If you happened to have watched the Cleveland Indians‘ come-from-behind 4-3 victory over the Kansas City Royals, than you already you know that you’ve likely witnessed a strong candidate for the Dodgiest Save Of The Year award (note: not an actual award) in 2013.
For those who didn’t, I’ll summarize: called on to close out the game with a one-run lead, Vinnie Pestano gave up a trio of singles and a walk … and somewhat managed to end up with a handshake.
Okay, so there was a key running error there to help him out — David Lough getting caught in no-man’s land between third and home on the third single of the inning nearly got him doubled off to end the game in an incredibly strange (and boneheaded manner). Still, it was a borderline miracle that Pestano didn’t give the Royals a walk-off win, let alone earning his second save of the season.
So considering that he’s been one of the most effective relievers in the AL over the last couple of years, do you chalk it up to one bad outing?
In normal circumstances, sure — but this is no ordinary year for the Indians setup man/closer. In fact, Pestano hasn’t been resembled himself at all on the mound for much of the season.

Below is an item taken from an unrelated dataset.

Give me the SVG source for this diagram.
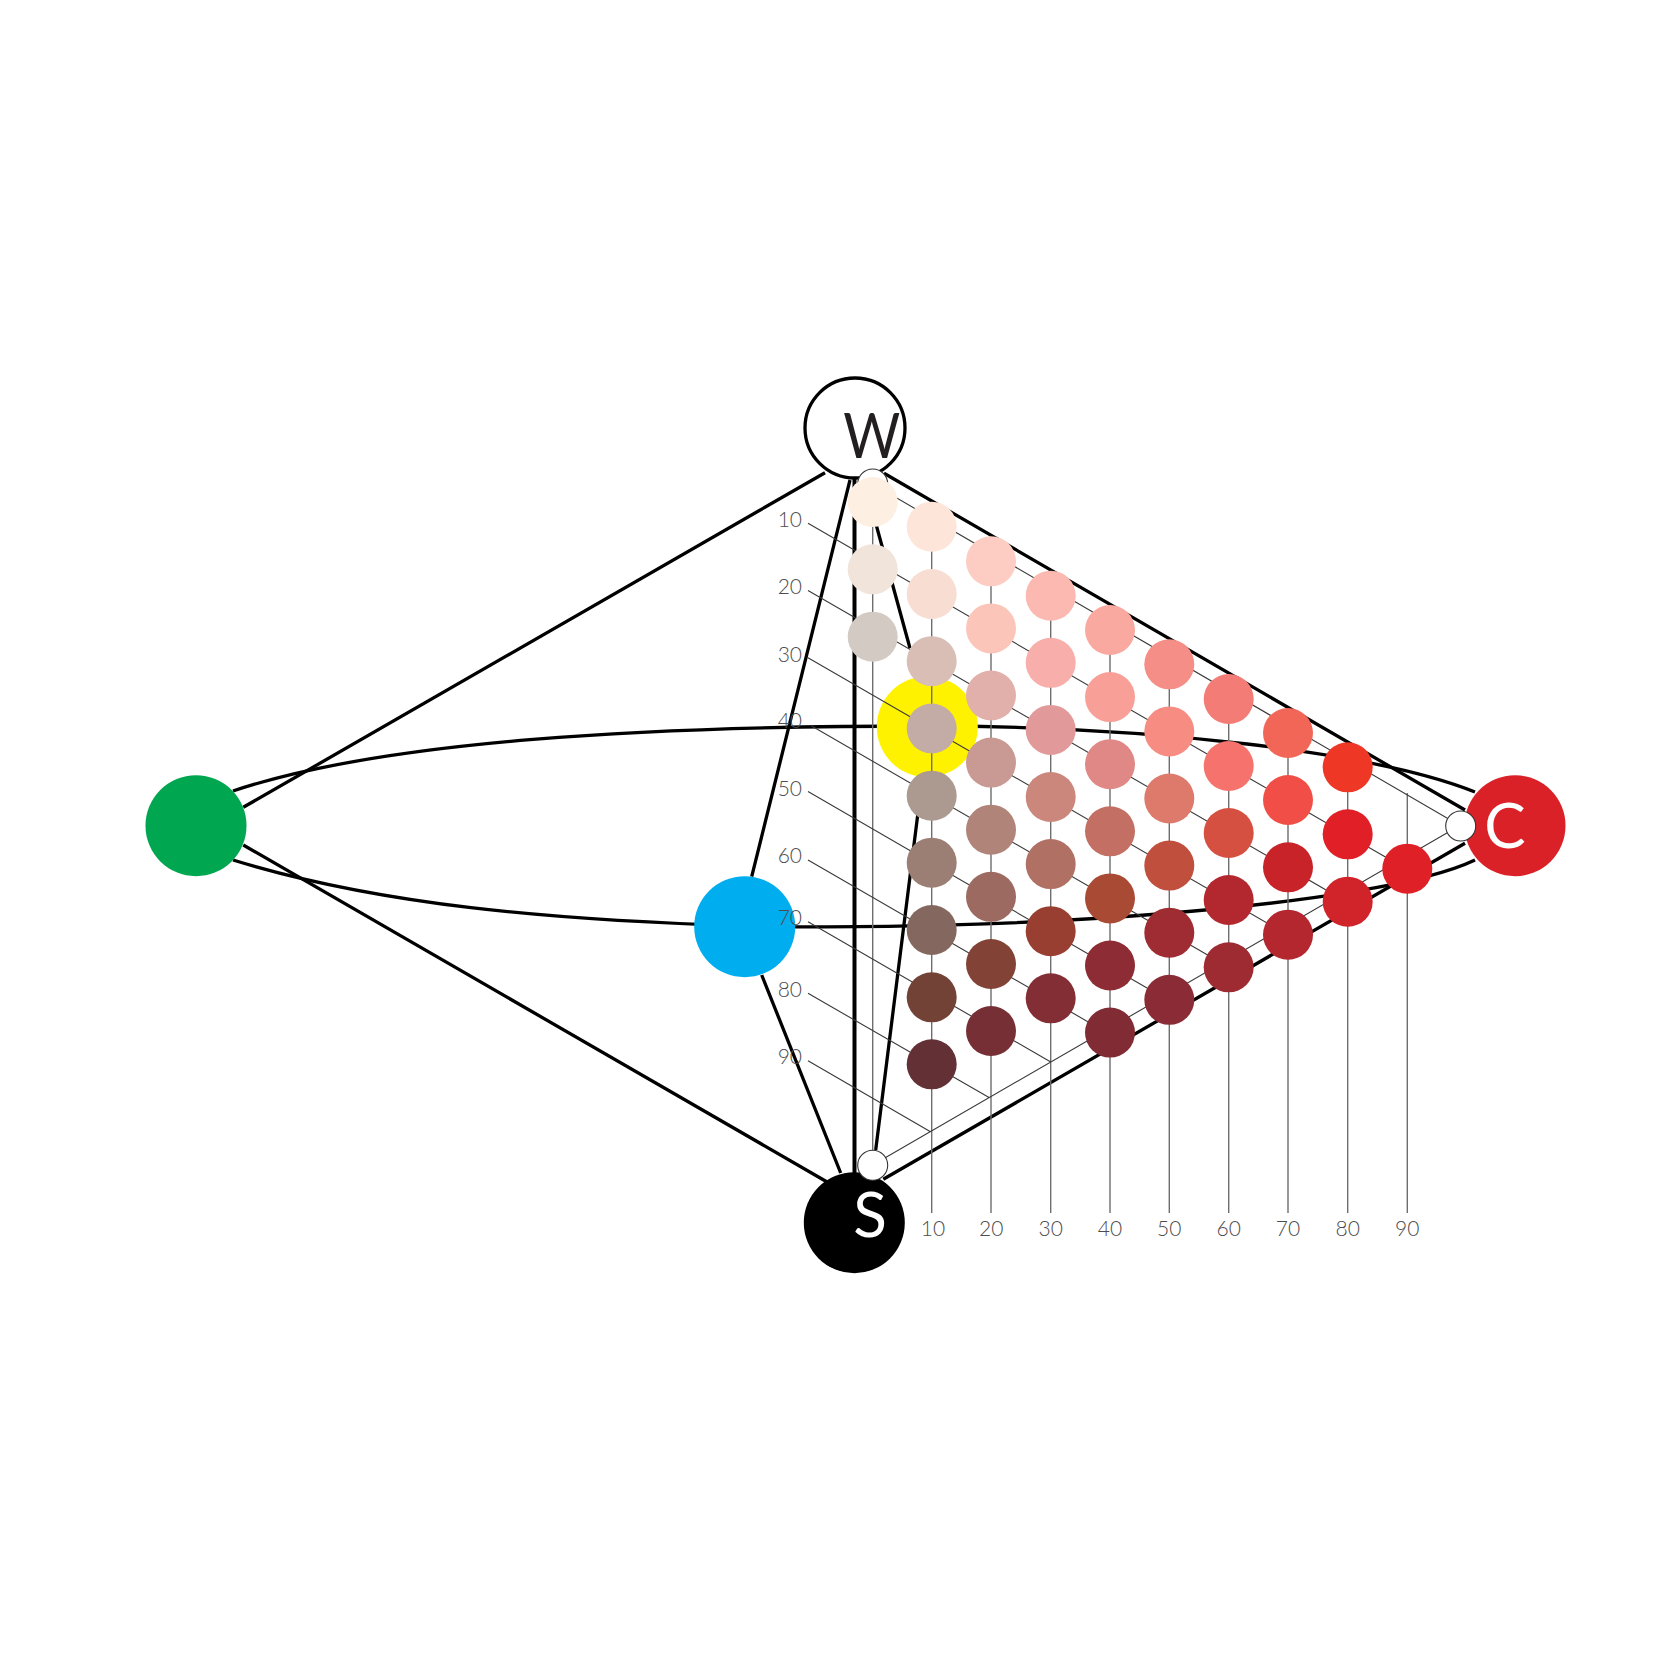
<svg xmlns="http://www.w3.org/2000/svg" width="1680" height="1680" viewBox="0 0 1680 1680">
<style>
.t{fill:none;stroke:#000;stroke-width:3.3}
.big{r:50.5px}
.sw{r:25px}
.sm{r:15px;fill:#fff;stroke:#333;stroke-width:1.1}
.g{stroke:#3a3a3a;stroke-width:1.1;fill:none}
.v{stroke:#6e6e6e;stroke-width:1.4;fill:none}
.l{font-family:Lato,"Open Sans",sans-serif;font-weight:300;font-size:21px;fill:#4d4d4d}
.e{text-anchor:end}
.m{text-anchor:middle}
.b{font-family:Lato,"Open Sans",sans-serif;font-weight:400;font-size:62px;text-anchor:middle}
</style>
<rect width="1680" height="1680" fill="#fff"/>
<g id="connectors">
<path class="t" d="M243.3 807.3L825 472.7M243.3 845L826.7 1181.7M884 473.3L1465 810M883.3 1179.3L1465 843.3M751.7 876.7L850 480M761.7 975L840.7 1173M876.7 526.7L864 480M910 648.3L876.7 526.7M922.6 776L875.7 1150"/>
<path class="t" style="stroke-width:4" d="M854.5 478V1174"/>
<path class="t" d="M233 791C385 740 650 726 927 726C1150 726 1375 752 1475 792M233 860C380 905 550 920 745 926C1000 932 1375 908 1475 860"/>
</g>
<g id="node-green"><circle class="big" cx="196" cy="825.7" fill="#00a650"/></g>
<g id="node-blue"><circle class="big" cx="744.7" cy="926.7" fill="#00aeef"/></g>
<g id="node-yellow"><circle class="big" cx="927.3" cy="726.7" fill="#fff200"/></g>
<g id="node-white"><circle cx="855" cy="428" r="50" fill="#fff" stroke="#000" stroke-width="3.3"/><text class="b" x="871.7" y="458" fill="#231f20" textLength="57" lengthAdjust="spacingAndGlyphs">W</text></g>
<g id="node-black"><circle class="big" cx="854.3" cy="1222.7" fill="#000"/><text class="b" x="870" y="1236.7" fill="#fff">S</text></g>
<g id="node-cyan-red"><circle class="big" cx="1515" cy="825.7" fill="#da2128"/><text class="b" x="1505" y="847.7" fill="#fff">C</text></g>
<g id="grid">
<path class="v" d="M872.7 484V1165M931.7 518V1213M991 552V1213M1050.7 587V1213M1110 621V1213M1169.3 656V1213M1228.7 690V1213M1288 724V1213M1347.7 759V1213M1407.3 793V1213"/>
<path class="g" d="M872.7 484L1460.7 826M872.7 1165L1460.7 825M808 523.3L1395.4 862.8M808 590.5L1337.3 896.4M808 657.7L1279.2 930M811.7 726L1221.9 963.2M808 791.5L1163 997.2M808 860L1104.2 1031.2M808 921.7L1050.8 1062M808 993.3L989.5 1097.8M808 1060.7L930.5 1131.7"/>
</g>
<g id="anchor-w"><circle class="sm" cx="872.7" cy="484"/></g>
<g id="anchor-s"><circle class="sm" cx="872.7" cy="1165.3"/></g>
<g id="anchor-c"><circle class="sm" cx="1460.7" cy="826"/></g>
<g id="swatches">
<g id="c0-1"><circle class="sw" cx="872.7" cy="502" fill="#fdf0e3"/></g>
<g id="c0-2"><circle class="sw" cx="872.7" cy="569.3" fill="#f1e4da"/></g>
<g id="c0-3"><circle class="sw" cx="872.7" cy="636.7" fill="#d3cbc3"/></g>
<g id="c1-1"><circle class="sw" cx="931.7" cy="526.7" fill="#fee5d9"/></g>
<g id="c1-2"><circle class="sw" cx="931.7" cy="594" fill="#f8ddd2"/></g>
<g id="c1-3"><circle class="sw" cx="931.7" cy="661.2" fill="#d9beb6"/></g>
<g id="c1-4"><circle class="sw" cx="931.7" cy="728.5" fill="#c3aba6"/></g>
<g id="c1-5"><circle class="sw" cx="931.7" cy="795.7" fill="#ac9a90"/></g>
<g id="c1-6"><circle class="sw" cx="931.7" cy="862.7" fill="#9b7f75"/></g>
<g id="c1-7"><circle class="sw" cx="931.7" cy="930" fill="#84685f"/></g>
<g id="c1-8"><circle class="sw" cx="931.7" cy="997.3" fill="#734236"/></g>
<g id="c1-9"><circle class="sw" cx="931.7" cy="1064.3" fill="#623035"/></g>
<g id="c2-1"><circle class="sw" cx="991" cy="561.3" fill="#fdccc2"/></g>
<g id="c2-2"><circle class="sw" cx="991" cy="628.4" fill="#fcc5ba"/></g>
<g id="c2-3"><circle class="sw" cx="991" cy="695.5" fill="#e2b0ab"/></g>
<g id="c2-4"><circle class="sw" cx="991" cy="762.6" fill="#c89a93"/></g>
<g id="c2-5"><circle class="sw" cx="991" cy="829.7" fill="#b08478"/></g>
<g id="c2-6"><circle class="sw" cx="991" cy="896.8" fill="#9c6a60"/></g>
<g id="c2-7"><circle class="sw" cx="991" cy="964" fill="#824235"/></g>
<g id="c2-8"><circle class="sw" cx="991" cy="1031" fill="#752f35"/></g>
<g id="c3-1"><circle class="sw" cx="1050.7" cy="595.7" fill="#fbb9b1"/></g>
<g id="c3-2"><circle class="sw" cx="1050.7" cy="662.8" fill="#f8aeab"/></g>
<g id="c3-3"><circle class="sw" cx="1050.7" cy="729.9" fill="#e19a99"/></g>
<g id="c3-4"><circle class="sw" cx="1050.7" cy="797" fill="#cb877b"/></g>
<g id="c3-5"><circle class="sw" cx="1050.7" cy="864.1" fill="#b17064"/></g>
<g id="c3-6"><circle class="sw" cx="1050.7" cy="931.2" fill="#983f32"/></g>
<g id="c3-7"><circle class="sw" cx="1050.7" cy="998.3" fill="#832e34"/></g>
<g id="c4-1"><circle class="sw" cx="1110" cy="630" fill="#f9a9a0"/></g>
<g id="c4-2"><circle class="sw" cx="1110" cy="697.1" fill="#f8a097"/></g>
<g id="c4-3"><circle class="sw" cx="1110" cy="764.2" fill="#e08886"/></g>
<g id="c4-4"><circle class="sw" cx="1110" cy="831.3" fill="#c46f63"/></g>
<g id="c4-5"><circle class="sw" cx="1110" cy="898.4" fill="#a94a34"/></g>
<g id="c4-6"><circle class="sw" cx="1110" cy="965.5" fill="#8d2c34"/></g>
<g id="c4-7"><circle class="sw" cx="1110" cy="1032.6" fill="#812c34"/></g>
<g id="c5-1"><circle class="sw" cx="1169.3" cy="664.3" fill="#f58e86"/></g>
<g id="c5-2"><circle class="sw" cx="1169.3" cy="731.4" fill="#f78c82"/></g>
<g id="c5-3"><circle class="sw" cx="1169.3" cy="798.5" fill="#dd7a6c"/></g>
<g id="c5-4"><circle class="sw" cx="1169.3" cy="865.6" fill="#c14f3d"/></g>
<g id="c5-5"><circle class="sw" cx="1169.3" cy="932.7" fill="#9f2c32"/></g>
<g id="c5-6"><circle class="sw" cx="1169.3" cy="999.8" fill="#8b2b36"/></g>
<g id="c6-1"><circle class="sw" cx="1228.7" cy="699" fill="#f47c76"/></g>
<g id="c6-2"><circle class="sw" cx="1228.7" cy="766" fill="#f5736c"/></g>
<g id="c6-3"><circle class="sw" cx="1228.7" cy="833" fill="#d65042"/></g>
<g id="c6-4"><circle class="sw" cx="1228.7" cy="900" fill="#b3272f"/></g>
<g id="c6-5"><circle class="sw" cx="1228.7" cy="967.3" fill="#9e2a32"/></g>
<g id="c7-1"><circle class="sw" cx="1288" cy="733" fill="#f26658"/></g>
<g id="c7-2"><circle class="sw" cx="1288" cy="800" fill="#f14e47"/></g>
<g id="c7-3"><circle class="sw" cx="1288" cy="867.3" fill="#c9232a"/></g>
<g id="c7-4"><circle class="sw" cx="1288" cy="934.7" fill="#b4272e"/></g>
<g id="c8-1"><circle class="sw" cx="1347.7" cy="767.3" fill="#ef3725"/></g>
<g id="c8-2"><circle class="sw" cx="1347.7" cy="834.3" fill="#e11f27"/></g>
<g id="c8-3"><circle class="sw" cx="1347.7" cy="901.7" fill="#d1232a"/></g>
<g id="c9-1"><circle class="sw" cx="1407.3" cy="868.7" fill="#e02027"/></g>
</g>
<g id="labels">
<text class="l e" x="802" y="527">10</text>
<text class="l e" x="802" y="594">20</text>
<text class="l e" x="802" y="661.5">30</text>
<text class="l e" x="802" y="728">40</text>
<text class="l e" x="802" y="796">50</text>
<text class="l e" x="802" y="863">60</text>
<text class="l e" x="802" y="925">70</text>
<text class="l e" x="802" y="997">80</text>
<text class="l e" x="802" y="1064">90</text>
<text class="l m" x="933" y="1236">10</text>
<text class="l m" x="991.3" y="1236">20</text>
<text class="l m" x="1050.7" y="1236">30</text>
<text class="l m" x="1110" y="1236">40</text>
<text class="l m" x="1169.3" y="1236">50</text>
<text class="l m" x="1228.7" y="1236">60</text>
<text class="l m" x="1288" y="1236">70</text>
<text class="l m" x="1347.7" y="1236">80</text>
<text class="l m" x="1407.3" y="1236">90</text>
</g>
</svg>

Of course, there’s always the SSS caveat when it comes to looking at reliever trends as even a string of two or three bad outings can be exaggerated in the overall picture, but that picture for the right-hander says this: 4.05/1.40 ERA/WHIP over 20 innings.
That’s not what you’d call “good” by any means, though to be fair, things always like that for Pestano in 2013 — the pre-injury version, that is.
Things looked basically like business as usual for the 28-year-old in April as he’d thrown six of eight scoreless innings with a 2.25/1.13 ERA/WHIP and a .185 BAA. Since he’s come back from a sore elbow? He’s given up runs in five of 12 outings, and has thrown a clean inning just twice.
His velocity, which is still not suite up to the 92-93 mph range that he was at before his DL stint, is almost certainly part of the problem, even if it is improving (.286 BAA through five innings in May, .259 through seven innings in June). However, perhaps the more worrying trend are the free passes.
Now, not that Pestano is particularly known for his pinpoint control, but his 4.50 BB/9 (10 walks, one intentional, in 20 IP) is well above his career rate of 3.61. Not only is he throwing less hard, but combined with the fact that he’s not missing as many bats (9.9 swinging strike rate), and well … you get the big picture.
Will the return of his fastball solve the issue?
It’s hopeful, but barring a more significant issue with his arm, the trickle-down effect should be increased confidence for him to attack with it, leading to fewer walks and giving Cleveland what have been used to over the last two seasons: a dominant, shutdown reliever.
For now, though, Pestano just isn’t quite himself yet — and that makes him a liability in what had been a strong suit for the Indians.